O Canto III da obra Anchieta ou O Evangelho nas Selvas, de Fagundes Varela também revela a narrativa poética acerca da pecadora. Vale assinalar:

        “Toda sua existência, e seu passado
        Esquecidos, ressurtem!... A cabana
        De seus honestos pais, os áureos sonhos
        Da descuidosa e santa meninice,
        O céu azul, as balsas florescentes
        Os serões da família, e... sobre tudo,
        Ai!... a inocência da primeira idade!
        Crenças divinas que alimentam anjos!...
        Tudo isto apareceu! de novo... ao longe,
        À luz de um céu puríssimo, crivado
        De milhares de estrelas refulgentes!...
        Depois, volvendo os olhos a si mesma,
        Examinando as nódoas indeléveis
        Que de su´alma o espelho embaciavam,
        Viu do colar as pérolas mudadas
        Em lágrimas de fogo, e as ametistas,
Os graúdos rubis dos braceletes,
        Em quentes gotas de fervente sangue!...

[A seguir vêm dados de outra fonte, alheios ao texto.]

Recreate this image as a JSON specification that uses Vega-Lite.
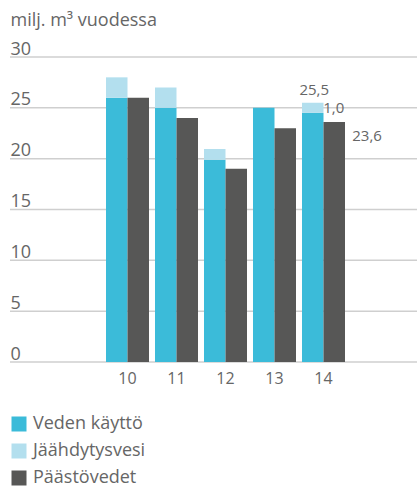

        Então sobre as espáduas da perdida
        Rebentaram de novo as asas de anjo!
        Em soluços desata, dolorosos,
Lança-se compungida aos pés de Cristo,
        De lágrimas e bálsamos os cobre,
        E os envolvendo nas madeixas negras,
        Os enxuga, prostrada, arrependida.
                        XXXII
– Oh! não!... murmura o fariseu consigo,
        Este mancebo zomba de nós outros!
        Se ele fosse profeta, bem soubera
        Quanto é rasteira e vil a criatura
        Que pranteia a seus pés!  – Jesus o encara,
        E diz estas palavras: – Ouve, amigo:
        Tinha um bom mercador dois devedores;
        Um quinhentos dinheiros lhe pedira,
        Outro apenas cinquenta; pobre ambos
        Nunca puderam lhe pagar tais somas,
        Ele, porém, as remitiu sem queixas:
        Qual dos dois lhe devêra ser mais grato?
– Oh! certamente, o fariseu responde,
        O que maior quantia recebera! – 
        – Julgaste bem, o Salvador prossegue,
        Estou sob teu teto, não me déste
        Para lavar os pés um pouco d´água,
        E nem déste o ósculo fraterno,
        E nem minha cabeça perfumaste
        De bálsamos suaves; entretanto,
        Ela banhou-me os pés com tristes lágrimas,
        Ela os cobriu de beijos incessantes,
        E os ungiu de perfumes preciosos!...
        Por isso agora digo: os seus pecados
        Remitidos estão, amou, e muito!   –
        E voltando-se à humilde pecadora,
        Lhe diz: – Mulher, levanta-te, não chores,
Pois a fé te salvou!  – Assim falando
        Ergue-se e sai da sala do banquete.”  (71)

       
(71)   FAGUNDES VARELA, L. N. – in Anchieta ou O Evangelho nas Selvas – poema – Canto III – Capítulo XXXI, XXXII – pp. 110, 111 – Livraria Imperial – 1875 – Rio de Janeiro – Acervo: Academia Brasileira de Letras.